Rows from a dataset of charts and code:
*****
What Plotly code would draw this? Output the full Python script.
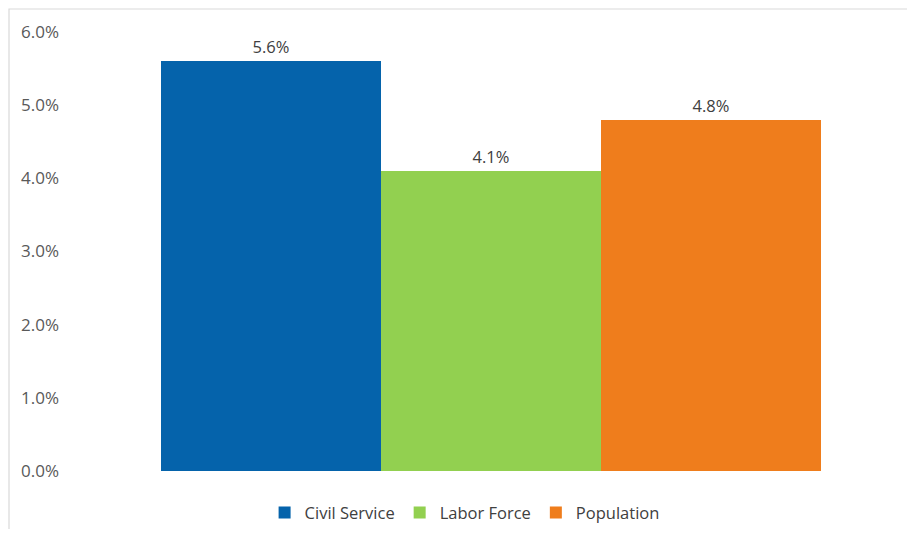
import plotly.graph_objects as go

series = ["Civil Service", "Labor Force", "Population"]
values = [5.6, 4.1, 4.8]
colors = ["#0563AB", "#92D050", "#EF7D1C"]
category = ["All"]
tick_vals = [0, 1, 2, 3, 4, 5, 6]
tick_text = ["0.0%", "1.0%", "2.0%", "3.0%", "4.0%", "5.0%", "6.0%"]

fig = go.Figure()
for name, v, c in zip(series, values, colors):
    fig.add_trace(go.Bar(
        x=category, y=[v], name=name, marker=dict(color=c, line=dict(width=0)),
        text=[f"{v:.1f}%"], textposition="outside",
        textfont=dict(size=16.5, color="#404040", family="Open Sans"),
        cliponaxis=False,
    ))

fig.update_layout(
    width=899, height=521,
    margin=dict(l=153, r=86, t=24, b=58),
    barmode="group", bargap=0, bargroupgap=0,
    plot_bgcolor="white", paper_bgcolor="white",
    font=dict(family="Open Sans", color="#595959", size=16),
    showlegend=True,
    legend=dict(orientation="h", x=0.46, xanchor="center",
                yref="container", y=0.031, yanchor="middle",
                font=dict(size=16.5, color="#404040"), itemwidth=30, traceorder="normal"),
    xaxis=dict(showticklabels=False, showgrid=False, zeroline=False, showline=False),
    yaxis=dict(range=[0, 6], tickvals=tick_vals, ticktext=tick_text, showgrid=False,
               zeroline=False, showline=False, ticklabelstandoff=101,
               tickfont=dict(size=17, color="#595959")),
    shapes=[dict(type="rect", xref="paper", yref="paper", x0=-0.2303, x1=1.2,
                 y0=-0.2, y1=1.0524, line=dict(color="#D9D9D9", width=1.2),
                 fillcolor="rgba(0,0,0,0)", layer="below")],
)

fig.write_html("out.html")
*****
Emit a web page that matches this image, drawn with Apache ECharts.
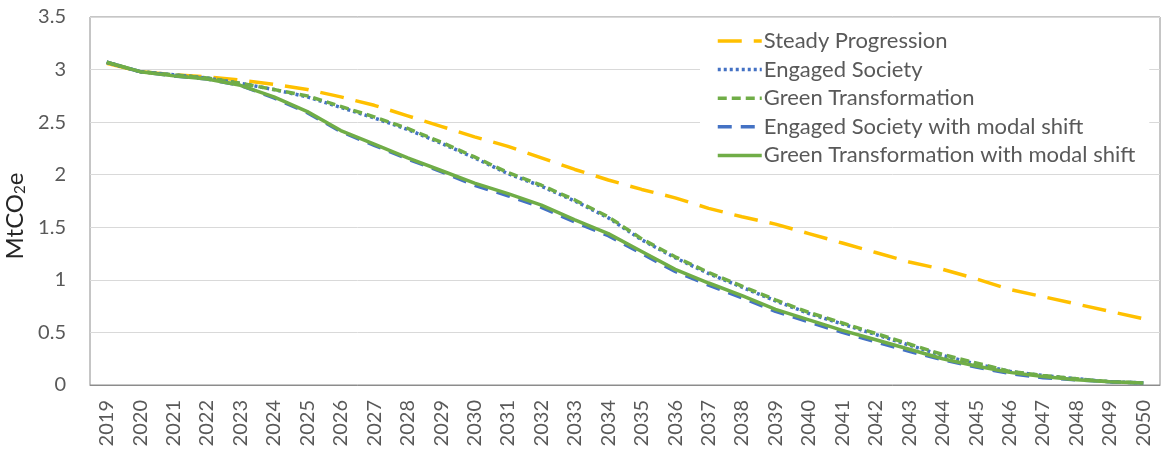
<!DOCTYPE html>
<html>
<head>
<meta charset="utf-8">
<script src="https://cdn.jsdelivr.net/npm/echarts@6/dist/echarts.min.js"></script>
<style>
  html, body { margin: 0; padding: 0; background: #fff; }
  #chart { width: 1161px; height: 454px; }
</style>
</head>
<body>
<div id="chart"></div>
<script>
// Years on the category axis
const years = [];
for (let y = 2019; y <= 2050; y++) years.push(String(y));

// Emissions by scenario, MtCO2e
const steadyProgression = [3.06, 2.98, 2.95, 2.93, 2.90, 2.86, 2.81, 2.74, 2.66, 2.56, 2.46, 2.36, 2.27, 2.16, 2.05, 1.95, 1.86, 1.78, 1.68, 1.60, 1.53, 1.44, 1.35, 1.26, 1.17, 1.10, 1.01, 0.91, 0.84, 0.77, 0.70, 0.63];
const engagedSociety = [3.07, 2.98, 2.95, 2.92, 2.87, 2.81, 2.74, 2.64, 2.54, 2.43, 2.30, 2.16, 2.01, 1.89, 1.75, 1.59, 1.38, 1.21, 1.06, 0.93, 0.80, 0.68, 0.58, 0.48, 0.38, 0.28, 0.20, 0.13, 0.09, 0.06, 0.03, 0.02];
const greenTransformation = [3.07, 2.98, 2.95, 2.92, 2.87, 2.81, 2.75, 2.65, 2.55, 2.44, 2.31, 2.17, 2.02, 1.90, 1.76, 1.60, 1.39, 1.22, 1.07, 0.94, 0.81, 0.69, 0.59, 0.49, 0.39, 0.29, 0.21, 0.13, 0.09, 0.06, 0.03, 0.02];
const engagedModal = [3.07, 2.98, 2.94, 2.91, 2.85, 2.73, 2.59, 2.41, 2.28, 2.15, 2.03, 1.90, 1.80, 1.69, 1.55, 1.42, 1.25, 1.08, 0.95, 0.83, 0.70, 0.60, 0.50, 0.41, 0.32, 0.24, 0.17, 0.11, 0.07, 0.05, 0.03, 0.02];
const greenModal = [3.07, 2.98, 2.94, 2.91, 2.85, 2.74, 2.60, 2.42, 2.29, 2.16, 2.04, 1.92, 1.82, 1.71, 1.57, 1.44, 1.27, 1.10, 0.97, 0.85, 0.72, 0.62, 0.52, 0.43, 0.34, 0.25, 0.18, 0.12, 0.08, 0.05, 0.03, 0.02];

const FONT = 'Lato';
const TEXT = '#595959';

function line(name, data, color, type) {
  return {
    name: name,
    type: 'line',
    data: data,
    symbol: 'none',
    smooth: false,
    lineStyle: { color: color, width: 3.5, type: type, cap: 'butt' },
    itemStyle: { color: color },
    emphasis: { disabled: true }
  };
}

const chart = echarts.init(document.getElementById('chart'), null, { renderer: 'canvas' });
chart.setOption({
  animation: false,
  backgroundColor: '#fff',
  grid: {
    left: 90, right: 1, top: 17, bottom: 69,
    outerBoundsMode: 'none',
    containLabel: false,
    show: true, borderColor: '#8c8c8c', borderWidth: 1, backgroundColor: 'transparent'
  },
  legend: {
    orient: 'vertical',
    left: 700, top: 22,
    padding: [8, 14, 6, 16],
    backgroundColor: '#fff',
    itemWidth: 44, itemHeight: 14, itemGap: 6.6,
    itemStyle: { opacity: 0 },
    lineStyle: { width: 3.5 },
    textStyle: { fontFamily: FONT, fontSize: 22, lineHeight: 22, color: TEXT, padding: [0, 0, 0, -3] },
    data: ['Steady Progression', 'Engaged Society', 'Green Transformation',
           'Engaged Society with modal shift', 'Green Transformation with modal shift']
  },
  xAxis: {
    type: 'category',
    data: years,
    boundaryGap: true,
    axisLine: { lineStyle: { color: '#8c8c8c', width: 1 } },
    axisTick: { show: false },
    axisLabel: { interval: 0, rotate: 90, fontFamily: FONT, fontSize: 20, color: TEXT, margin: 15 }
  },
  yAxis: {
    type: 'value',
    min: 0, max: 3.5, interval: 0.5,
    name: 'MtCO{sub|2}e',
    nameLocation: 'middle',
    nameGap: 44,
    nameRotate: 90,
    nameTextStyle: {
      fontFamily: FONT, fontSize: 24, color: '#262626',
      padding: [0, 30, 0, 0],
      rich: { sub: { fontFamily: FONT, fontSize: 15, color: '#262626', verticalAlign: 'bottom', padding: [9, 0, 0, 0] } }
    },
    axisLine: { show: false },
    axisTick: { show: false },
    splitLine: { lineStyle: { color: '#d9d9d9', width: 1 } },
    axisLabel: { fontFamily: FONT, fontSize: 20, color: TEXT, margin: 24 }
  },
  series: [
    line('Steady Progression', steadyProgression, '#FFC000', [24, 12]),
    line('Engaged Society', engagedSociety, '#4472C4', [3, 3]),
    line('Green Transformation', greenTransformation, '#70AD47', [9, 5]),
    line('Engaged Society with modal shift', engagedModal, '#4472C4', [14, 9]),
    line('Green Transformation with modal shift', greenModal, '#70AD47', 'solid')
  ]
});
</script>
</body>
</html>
*****
_Given request_
Reproduce each line of the entries in which the word "script" is found.

_Finished answer_
What Plotly code would draw this? Output the full Python script.
<script src="https://cdn.jsdelivr.net/npm/echarts@6/dist/echarts.min.js"></script>
<script>
</script>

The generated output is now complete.